In 1990 why applying to the College of New Jersey to finish his Bachelors of Arts, Ehmann was offered a teaching position in the art department and was the only person to teach at the college while studying as an undergraduate. In those years as an undergraduate he double majored in art and history. He applied and was rejected by Rutgers University Anthropology Graduate Department where his mentor, Robin Fox had created the anthropology department. He accepted a graduate assistantship at the College of New Jersey and earned his Masters in Teaching History in 1994. He continued to teach both the visuals arts and the histories until retiring to Florida in 2016.
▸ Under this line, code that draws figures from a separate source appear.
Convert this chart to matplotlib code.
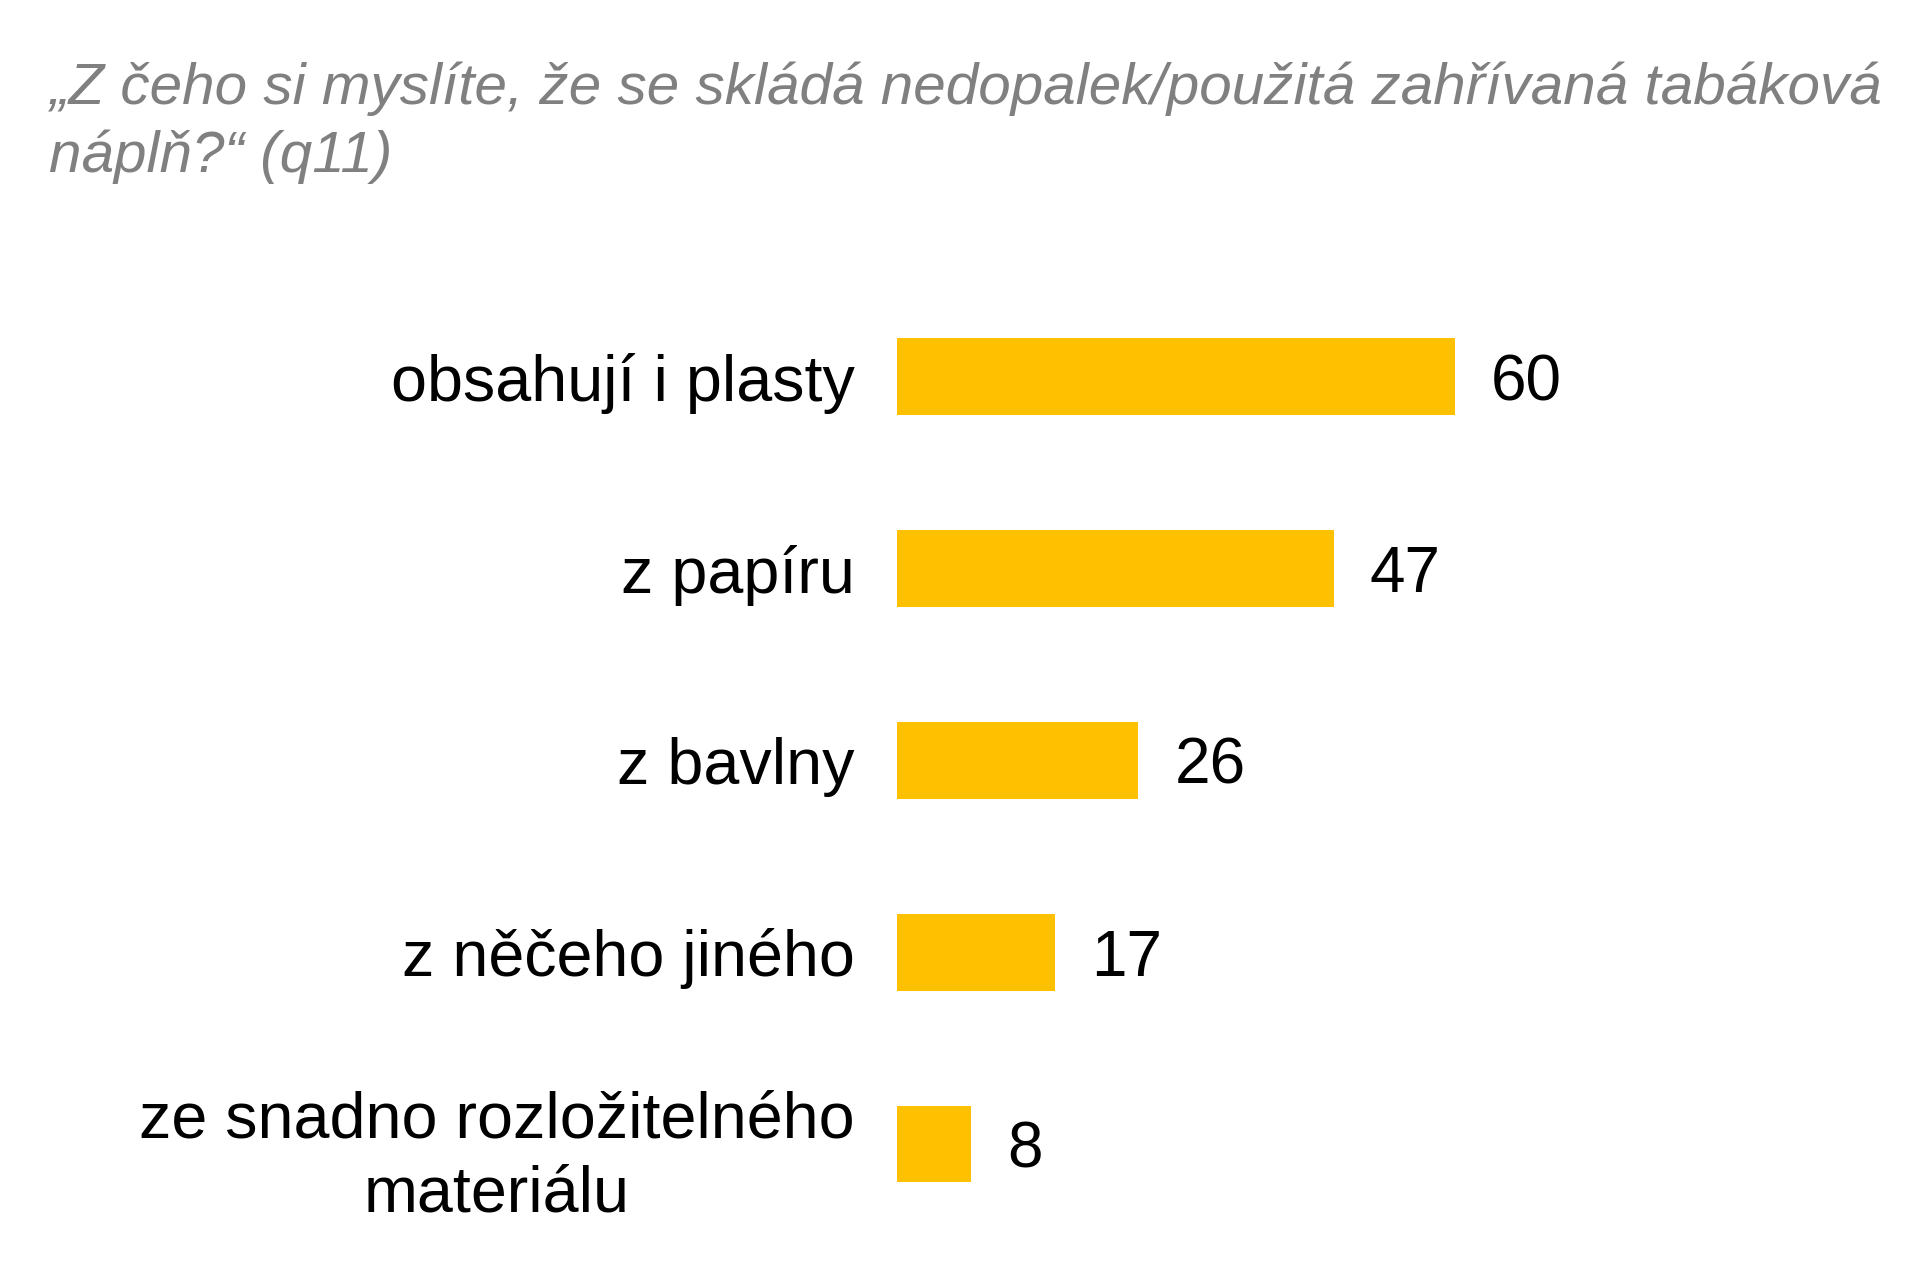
import matplotlib.pyplot as plt

categories = ['obsahují i plasty', 'z papíru', 'z bavlny', 'z něčeho jiného',
              'ze snadno rozložitelného\nmateriálu']
values = [60, 47, 26, 17, 8]
title = '„Z čeho si myslíte, že se skládá nedopalek/použitá zahřívaná tabáková\nnáplň?“ (q11)'

plt.rcParams['font.family'] = ['Liberation Sans', 'DejaVu Sans']

fig = plt.figure(figsize=(19.2, 12.77), dpi=100)
ax = fig.add_axes([0.467, 0.029, 0.4844, 0.751])

ypos = range(len(categories))
ax.barh(ypos, values, height=0.4, color='#FFC000')
ax.set_xlim(0, 100)
ax.set_ylim(4.5, -0.5)
ax.set_yticks(list(ypos))
ax.set_yticklabels(categories, fontsize=46.5, color='black')
for lbl in ax.get_yticklabels():
    lbl.set_multialignment('center')
    lbl.set_linespacing(1.3)
ax.tick_params(axis='y', length=0, pad=30)
ax.set_xticks([])
for s in ax.spines.values():
    s.set_visible(False)

# value labels at bar ends
for y, v in zip(ypos, values):
    ax.annotate(str(v), (v, y), xytext=(26, 0), textcoords='offset points',
                ha='left', va='center_baseline', fontsize=46, color='black')

fig.text(0.0255, 1 - 62 / 1277, title, ha='left', va='top', fontsize=42,
         style='italic', color='#808080', linespacing=1.3)

fig.savefig('out.png', dpi=100)
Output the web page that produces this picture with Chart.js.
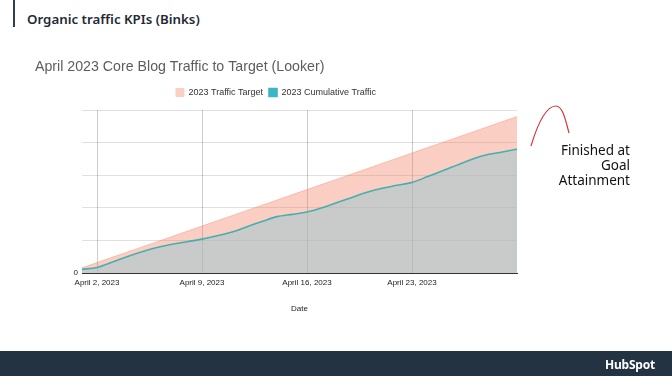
<!DOCTYPE html>
<html>
<head>
<meta charset="utf-8">
<script src="https://cdn.jsdelivr.net/npm/chart.js@4"></script>
<style>
  html, body { margin: 0; padding: 0; background: #fff; }
  body { width: 672px; height: 376px; position: relative; overflow: hidden; font-family: "Noto Sans", sans-serif; }
  #bar { position: absolute; left: 13px; top: 0; width: 2px; height: 27px; background: #2d3e50; }
  #slideTitle { position: absolute; left: 27px; top: 10px; font-size: 13.3px; font-weight: 600; color: #1f2933; }
  #wrap { position: absolute; left: 30px; top: 53px; width: 492px; height: 265px; }
  #note { position: absolute; right: 42px; top: 143px; font-size: 13.5px; line-height: 15px; text-align: right; color: #111; }
  #curve { position: absolute; left: 0; top: 0; }
  #footer { position: absolute; left: 0; top: 351px; width: 672px; height: 25px; background: #243342; }
  #logo { position: absolute; right: 17px; top: 5px; color: #fff; font-weight: 700; font-size: 12px; letter-spacing: -0.2px; }
</style>
</head>
<body>
<div id="bar"></div>
<div id="slideTitle">Organic traffic KPIs (Binks)</div>
<div id="wrap"><canvas id="myChart"></canvas></div>
<svg id="curve" width="672" height="376"><path d="M531 146 C 537 126, 546 106, 556 106 C 563 106, 566 122, 569 133" fill="none" stroke="#d23a3a" stroke-width="1.2"/></svg>
<div id="note">Finished at<br>Goal<br>Attainment</div>
<div id="footer"><div id="logo">HubSpot</div></div>
<script>
const days = [
  'April 1, 2023', 'April 2, 2023', 'April 3, 2023', 'April 4, 2023', 'April 5, 2023',
  'April 6, 2023', 'April 7, 2023', 'April 8, 2023', 'April 9, 2023', 'April 10, 2023',
  'April 11, 2023', 'April 12, 2023', 'April 13, 2023', 'April 14, 2023', 'April 15, 2023',
  'April 16, 2023', 'April 17, 2023', 'April 18, 2023', 'April 19, 2023', 'April 20, 2023',
  'April 21, 2023', 'April 22, 2023', 'April 23, 2023', 'April 24, 2023', 'April 25, 2023',
  'April 26, 2023', 'April 27, 2023', 'April 28, 2023', 'April 29, 2023', 'April 30, 2023'
];
const target = [
  8000, 16000, 24000, 32000, 40000, 48000, 56000, 64000, 72000, 80000,
  88000, 96000, 104000, 112000, 120000, 128000, 136000, 144000, 152000, 160000,
  168000, 176000, 184000, 192000, 200000, 208000, 216000, 224000, 232000, 240000
];
const cumulative = [
  5500, 8500, 16500, 25000, 32500, 39000, 44000, 48000, 52000, 57000,
  63000, 71000, 79000, 86500, 90000, 93500, 100000, 108000, 116000, 124000,
  130000, 134500, 139000, 147500, 156500, 165500, 174500, 181500, 185500, 190000
];
const shownTicks = ['April 2, 2023', 'April 9, 2023', 'April 16, 2023', 'April 23, 2023'];
const yTicks = [0];

// extra room between the legend and the plot
const legendGap = {
  id: 'legendGap',
  beforeInit(chart) {
    const fit = chart.legend.fit;
    chart.legend.fit = function () {
      fit.bind(chart.legend)();
      this.height += 3;
    };
  }
};

const ctx = document.getElementById('myChart').getContext('2d');
const chart = new Chart(ctx, {
  type: 'line',
  data: {
    labels: days,
    datasets: [
      {
        label: '2023 Cumulative Traffic',
        data: cumulative,
        borderColor: '#47aeb0',
        backgroundColor: 'rgba(149,202,208,0.5)',
        borderWidth: 1.6,
        fill: 'origin',
        pointRadius: 0,
        tension: 0.3,
        order: 1
      },
      {
        label: '2023 Traffic Target',
        data: target,
        borderColor: 'rgba(244,120,90,0.36)',
        backgroundColor: 'rgba(244,120,90,0.36)',
        borderWidth: 1,
        fill: 'origin',
        pointRadius: 0,
        order: 2
      }
    ]
  },
  plugins: [legendGap],
  options: {
    responsive: true,
    maintainAspectRatio: false,
    animation: false,
    layout: { padding: { left: 5, right: 5, top: 0, bottom: 0 } },
    plugins: {
      title: {
        display: true,
        text: 'April 2023 Core Blog Traffic to Target (Looker)',
        align: 'start',
        color: '#5d5d5d',
        font: { family: 'Liberation Sans', size: 14.2, weight: 'normal' },
        padding: { top: 6, bottom: 6 }
      },
      legend: {
        reverse: true,
        labels: {
          boxWidth: 8,
          boxHeight: 8,
          padding: 6,
          color: '#333',
          font: { family: 'Liberation Sans', size: 9 },
          generateLabels: (c) => {
            const items = Chart.defaults.plugins.legend.labels.generateLabels(c);
            items.forEach((it) => {
              it.fillStyle = it.datasetIndex === 0 ? '#3db6c4' : '#fbd0c4';
              it.strokeStyle = it.fillStyle;
            });
            return items;
          }
        }
      },
      tooltip: { enabled: false }
    },
    scales: {
      x: {
        grid: {
          drawTicks: false,
          color: (c) => (shownTicks.includes(days[c.index]) ? 'rgba(0,0,0,0.2)' : 'rgba(0,0,0,0)')
        },
        border: { color: '#333', width: 1 },
        ticks: {
          autoSkip: false,
          maxRotation: 0,
          padding: 5,
          color: '#222',
          font: { family: 'Liberation Sans', size: 8 },
          callback: (v, i) => (shownTicks.includes(days[i]) ? days[i] : '')
        },
        title: {
          display: true,
          text: 'Date',
          color: '#222',
          font: { family: 'Liberation Sans', size: 8 },
          padding: { top: 12, bottom: 4 }
        },
        afterFit: (s) => { s.height = 45; }
      },
      y: {
        min: 0,
        max: 250000,
        grid: { drawTicks: false, color: 'rgba(0,0,0,0.12)' },
        border: { display: false },
        ticks: {
          stepSize: 50000,
          padding: 4,
          color: '#222',
          font: { family: 'Liberation Sans', size: 8 },
          callback: (v) => (yTicks.includes(v) ? String(v) : '')
        },
        afterFit: (s) => { s.width = 47; }
      }
    }
  }
});
</script>
</body>
</html>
Currently, Ehmann is president and founder of the Charlotte Harbor Anthropological  Society, Treasure of the Charlotte County Florida Historical Society / Charlotte County Historical Center Society. In April 2019, Ehmann with other organizations spearheaded the Charlotte County Centennial 2021 Committee. His book on the Prehistory of Charlotte County and South Florida, The People of the Great Circle, The Mound Builders in South Florida 800 B.C. -1700 will be available on Dec. 16, 2019 and his book Florida's Gray Gold, The Phosphate Mining Boom in the Deep South 1868 - 2018 available on March 1, 2020 both by Pineapple Press. Currently he is writing a book on the history of Charlotte County, To the Ends of he Earth, in time for the 2021 centennial.